__GIVEN MATERIAL__:
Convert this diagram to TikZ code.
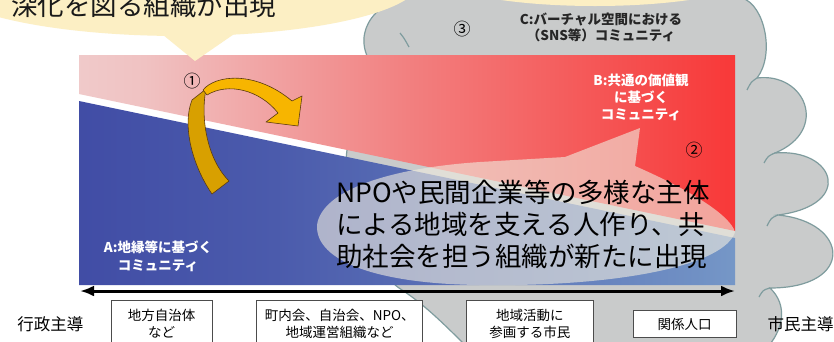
\documentclass[tikz,border=0pt]{standalone}
\usepackage{fontspec}
\setmainfont{Noto Sans CJK JP}
\usetikzlibrary{arrows.meta, positioning}

\definecolor{bubbleyellow}{HTML}{FCEFC4}
\definecolor{cloudgrey}{HTML}{C9CBCB}
\definecolor{cloudline}{HTML}{7F9C9E}
\definecolor{redstart}{HTML}{EEF0F0}
\definecolor{redmid}{HTML}{F0C2C2}
\definecolor{redhalf}{HTML}{F28080}
\definecolor{redlate}{HTML}{F64646}
\definecolor{reddeep}{HTML}{FD1A1A}
\definecolor{redend}{HTML}{FF0000}
\definecolor{bluestart}{HTML}{30359A}
\definecolor{bluemid}{HTML}{4B5BAC}
\definecolor{bluelate}{HTML}{7090C4}
\definecolor{blueend}{HTML}{A6D4DF}
\definecolor{haze}{HTML}{F0ECDF}
\definecolor{goldfront}{HTML}{F7B500}
\definecolor{goldback}{HTML}{D8A000}
\definecolor{goldline}{HTML}{5A3A10}

\pgfdeclarehorizontalshading{valueshade}{100bp}{color(0bp)=(redstart); color(30bp)=(redmid); color(50bp)=(redhalf); color(70bp)=(redlate); color(86bp)=(reddeep); color(100bp)=(redend)}
\pgfdeclarehorizontalshading{localshade}{100bp}{color(0bp)=(bluestart); color(40bp)=(bluemid); color(72bp)=(bluelate); color(100bp)=(blueend)}

\begin{document}
\begin{tikzpicture}[
  x=1pt, y=-1pt,
  cloudbody/.style={fill=cloudgrey, draw=cloudline, line width=1.2pt},
  lobe/.style={draw=cloudline, line width=1.2pt},
  bubble/.style={fill=bubbleyellow},
  goldarrow/.style={draw=goldline, line width=0.6pt, line join=round},
  numtag/.style={inner sep=0pt, font=\fontsize{17}{17}\selectfont},
  whitelabel/.style={text=white, align=center, inner sep=0pt, font=\bfseries\fontsize{13.5}{17}\selectfont},
  cloudlabel/.style={text=black!85, align=center, inner sep=0pt, font=\bfseries\fontsize{13.5}{16}\selectfont},
  bigtext/.style={align=left, inner sep=0pt, font=\fontsize{26.5}{32}\selectfont},
  tagbox/.style={draw=black!70, fill=white, line width=0.7pt, align=center, inner sep=0pt, font=\fontsize{13.5}{17}\selectfont},
  sidelabel/.style={inner sep=0pt, font=\fontsize{16.5}{17}\selectfont},
  axis/.style={<->, >={Latex[length=14pt, width=11pt]}, line width=3pt}
]
\fill[white] (0,0) rectangle (834,341);
\useasboundingbox (0,0) rectangle (834,341);

% cloud behind everything
\draw[cloudbody] (368,58)
  .. controls (352,25) and (385,-8) .. (425,-2)
  -- (425,-30) -- (745,-30) -- (742,-2)
  .. controls (765,5) and (775,55) .. (757,78)
  .. controls (805,72) and (830,130) .. (775,153)
  .. controls (835,148) and (855,205) .. (778,215)
  .. controls (850,222) and (855,288) .. (770,288)
  .. controls (788,305) and (784,330) .. (765,350)
  -- (470,350)
  .. controls (445,325) and (425,305) .. (402,290)
  .. controls (370,270) and (340,200) .. (347,150)
  .. controls (345,110) and (355,80) .. (368,58) -- cycle;
\draw[lobe] (400,33) .. controls (404,38) .. (409,47);
\draw[lobe] (757,78) .. controls (751,82) .. (747,90);
\draw[lobe] (775,153) .. controls (768,156) .. (764,163);
\draw[lobe] (778,215) .. controls (771,218) .. (767,226);
\draw[lobe] (770,288) .. controls (763,290) .. (759,297);

% main panel
\shade[shading=valueshade] (79,55) -- (735,55) -- (735,231) -- (79,94) -- cycle;
\shade[shading=localshade] (79,101) -- (735,238) -- (735,285) -- (79,285) -- cycle;

% haze arrow
\fill[haze, fill opacity=0.6] (317,225)
  .. controls (322,190) and (390,168) .. (480,162) -- (565,157) -- (640,128) -- (635,166)
  .. controls (690,190) and (730,215) .. (735,232)
  .. controls (725,265) and (620,287) .. (480,285)
  .. controls (380,284) and (315,262) .. (317,225) -- cycle;

% speech bubbles
\fill[bubble] (180,-19) ellipse [x radius=240, y radius=55];
\fill[bubble] (157,30) -- (195,61) -- (240,30) -- cycle;
\fill[bubble] (595,-30) ellipse [x radius=170, y radius=36];

% curved arrow 1
\filldraw[goldarrow, fill=goldback] (212,194)
  .. controls (192,165) and (182,125) .. (192,100) -- (206,89)
  .. controls (200,120) and (208,160) .. (229,181) -- cycle;
\filldraw[goldarrow, fill=goldfront] (203,90)
  .. controls (215,75) and (255,70) .. (292,101) -- (302,96) -- (298,126) -- (266,122) -- (278,113)
  .. controls (260,90) and (228,82) .. (207,95) -- cycle;

% texts
\node[anchor=base west, inner sep=0pt, text=black!90, font=\fontsize{26.5}{30}\selectfont] (deepen) at (11,15) {深化を図る組織が出現};
\node[numtag] (one) at (192,81) {①};
\node[numtag] (two) at (694,150) {②};
\node[numtag] (three) at (462,29) {③};
\node[cloudlabel] (virtual) at (601,27) {C:バーチャル空間における\\（SNS等）コミュニティ};
\node[whitelabel] (shared) at (641,97) {B:共通の価値観\\に基づく\\コミュニティ};
\node[whitelabel, font=\bfseries\fontsize{13.5}{18}\selectfont] (local) at (158,256) {A:地縁等に基づく\\コミュニティ};
\node[bigtext, anchor=west] (emerge) at (336,224) {NPOや民間企業等の多様な主体\\による地域を支える人作り、共\\助社会を担う組織が新たに出現};

% axis and actors
\coordinate (govend) at (80,291);
\coordinate (citend) at (735,291);
\draw[axis] (govend) -- (citend);

\node[tagbox, minimum width=101pt, minimum height=48pt] (muni) at (161.5,324) {地方自治体\\など};
\node[tagbox, minimum width=166pt, minimum height=48pt, right=44pt of muni] (assoc) {町内会、自治会、NPO、\\地域運営組織など};
\node[tagbox, minimum width=127pt, minimum height=48pt, right=43pt of assoc] (resident) {地域活動に\\参画する市民};
\node[tagbox, minimum width=103pt, minimum height=27pt, right=39pt of resident] (related) {関係人口};
\node[sidelabel, left=27pt of muni] (govlead) {行政主導};
\node[sidelabel, right=31pt of related] (citlead) {市民主導};

\end{tikzpicture}
\end{document}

__TASK BRIEF__:
The data above should be repeated exactly, minus any pictures.

__TASK ANSWER__:
Convert this diagram to TikZ code.
\documentclass[tikz,border=0pt]{standalone}
\usepackage{fontspec}
\setmainfont{Noto Sans CJK JP}
\usetikzlibrary{arrows.meta, positioning}

\definecolor{bubbleyellow}{HTML}{FCEFC4}
\definecolor{cloudgrey}{HTML}{C9CBCB}
\definecolor{cloudline}{HTML}{7F9C9E}
\definecolor{redstart}{HTML}{EEF0F0}
\definecolor{redmid}{HTML}{F0C2C2}
\definecolor{redhalf}{HTML}{F28080}
\definecolor{redlate}{HTML}{F64646}
\definecolor{reddeep}{HTML}{FD1A1A}
\definecolor{redend}{HTML}{FF0000}
\definecolor{bluestart}{HTML}{30359A}
\definecolor{bluemid}{HTML}{4B5BAC}
\definecolor{bluelate}{HTML}{7090C4}
\definecolor{blueend}{HTML}{A6D4DF}
\definecolor{haze}{HTML}{F0ECDF}
\definecolor{goldfront}{HTML}{F7B500}
\definecolor{goldback}{HTML}{D8A000}
\definecolor{goldline}{HTML}{5A3A10}

\pgfdeclarehorizontalshading{valueshade}{100bp}{color(0bp)=(redstart); color(30bp)=(redmid); color(50bp)=(redhalf); color(70bp)=(redlate); color(86bp)=(reddeep); color(100bp)=(redend)}
\pgfdeclarehorizontalshading{localshade}{100bp}{color(0bp)=(bluestart); color(40bp)=(bluemid); color(72bp)=(bluelate); color(100bp)=(blueend)}

\begin{document}
\begin{tikzpicture}[
  x=1pt, y=-1pt,
  cloudbody/.style={fill=cloudgrey, draw=cloudline, line width=1.2pt},
  lobe/.style={draw=cloudline, line width=1.2pt},
  bubble/.style={fill=bubbleyellow},
  goldarrow/.style={draw=goldline, line width=0.6pt, line join=round},
  numtag/.style={inner sep=0pt, font=\fontsize{17}{17}\selectfont},
  whitelabel/.style={text=white, align=center, inner sep=0pt, font=\bfseries\fontsize{13.5}{17}\selectfont},
  cloudlabel/.style={text=black!85, align=center, inner sep=0pt, font=\bfseries\fontsize{13.5}{16}\selectfont},
  bigtext/.style={align=left, inner sep=0pt, font=\fontsize{26.5}{32}\selectfont},
  tagbox/.style={draw=black!70, fill=white, line width=0.7pt, align=center, inner sep=0pt, font=\fontsize{13.5}{17}\selectfont},
  sidelabel/.style={inner sep=0pt, font=\fontsize{16.5}{17}\selectfont},
  axis/.style={<->, >={Latex[length=14pt, width=11pt]}, line width=3pt}
]
\fill[white] (0,0) rectangle (834,341);
\useasboundingbox (0,0) rectangle (834,341);

% cloud behind everything
\draw[cloudbody] (368,58)
  .. controls (352,25) and (385,-8) .. (425,-2)
  -- (425,-30) -- (745,-30) -- (742,-2)
  .. controls (765,5) and (775,55) .. (757,78)
  .. controls (805,72) and (830,130) .. (775,153)
  .. controls (835,148) and (855,205) .. (778,215)
  .. controls (850,222) and (855,288) .. (770,288)
  .. controls (788,305) and (784,330) .. (765,350)
  -- (470,350)
  .. controls (445,325) and (425,305) .. (402,290)
  .. controls (370,270) and (340,200) .. (347,150)
  .. controls (345,110) and (355,80) .. (368,58) -- cycle;
\draw[lobe] (400,33) .. controls (404,38) .. (409,47);
\draw[lobe] (757,78) .. controls (751,82) .. (747,90);
\draw[lobe] (775,153) .. controls (768,156) .. (764,163);
\draw[lobe] (778,215) .. controls (771,218) .. (767,226);
\draw[lobe] (770,288) .. controls (763,290) .. (759,297);

% main panel
\shade[shading=valueshade] (79,55) -- (735,55) -- (735,231) -- (79,94) -- cycle;
\shade[shading=localshade] (79,101) -- (735,238) -- (735,285) -- (79,285) -- cycle;

% haze arrow
\fill[haze, fill opacity=0.6] (317,225)
  .. controls (322,190) and (390,168) .. (480,162) -- (565,157) -- (640,128) -- (635,166)
  .. controls (690,190) and (730,215) .. (735,232)
  .. controls (725,265) and (620,287) .. (480,285)
  .. controls (380,284) and (315,262) .. (317,225) -- cycle;

% speech bubbles
\fill[bubble] (180,-19) ellipse [x radius=240, y radius=55];
\fill[bubble] (157,30) -- (195,61) -- (240,30) -- cycle;
\fill[bubble] (595,-30) ellipse [x radius=170, y radius=36];

% curved arrow 1
\filldraw[goldarrow, fill=goldback] (212,194)
  .. controls (192,165) and (182,125) .. (192,100) -- (206,89)
  .. controls (200,120) and (208,160) .. (229,181) -- cycle;
\filldraw[goldarrow, fill=goldfront] (203,90)
  .. controls (215,75) and (255,70) .. (292,101) -- (302,96) -- (298,126) -- (266,122) -- (278,113)
  .. controls (260,90) and (228,82) .. (207,95) -- cycle;

% texts
\node[anchor=base west, inner sep=0pt, text=black!90, font=\fontsize{26.5}{30}\selectfont] (deepen) at (11,15) {深化を図る組織が出現};
\node[numtag] (one) at (192,81) {①};
\node[numtag] (two) at (694,150) {②};
\node[numtag] (three) at (462,29) {③};
\node[cloudlabel] (virtual) at (601,27) {C:バーチャル空間における\\（SNS等）コミュニティ};
\node[whitelabel] (shared) at (641,97) {B:共通の価値観\\に基づく\\コミュニティ};
\node[whitelabel, font=\bfseries\fontsize{13.5}{18}\selectfont] (local) at (158,256) {A:地縁等に基づく\\コミュニティ};
\node[bigtext, anchor=west] (emerge) at (336,224) {NPOや民間企業等の多様な主体\\による地域を支える人作り、共\\助社会を担う組織が新たに出現};

% axis and actors
\coordinate (govend) at (80,291);
\coordinate (citend) at (735,291);
\draw[axis] (govend) -- (citend);

\node[tagbox, minimum width=101pt, minimum height=48pt] (muni) at (161.5,324) {地方自治体\\など};
\node[tagbox, minimum width=166pt, minimum height=48pt, right=44pt of muni] (assoc) {町内会、自治会、NPO、\\地域運営組織など};
\node[tagbox, minimum width=127pt, minimum height=48pt, right=43pt of assoc] (resident) {地域活動に\\参画する市民};
\node[tagbox, minimum width=103pt, minimum height=27pt, right=39pt of resident] (related) {関係人口};
\node[sidelabel, left=27pt of muni] (govlead) {行政主導};
\node[sidelabel, right=31pt of related] (citlead) {市民主導};

\end{tikzpicture}
\end{document}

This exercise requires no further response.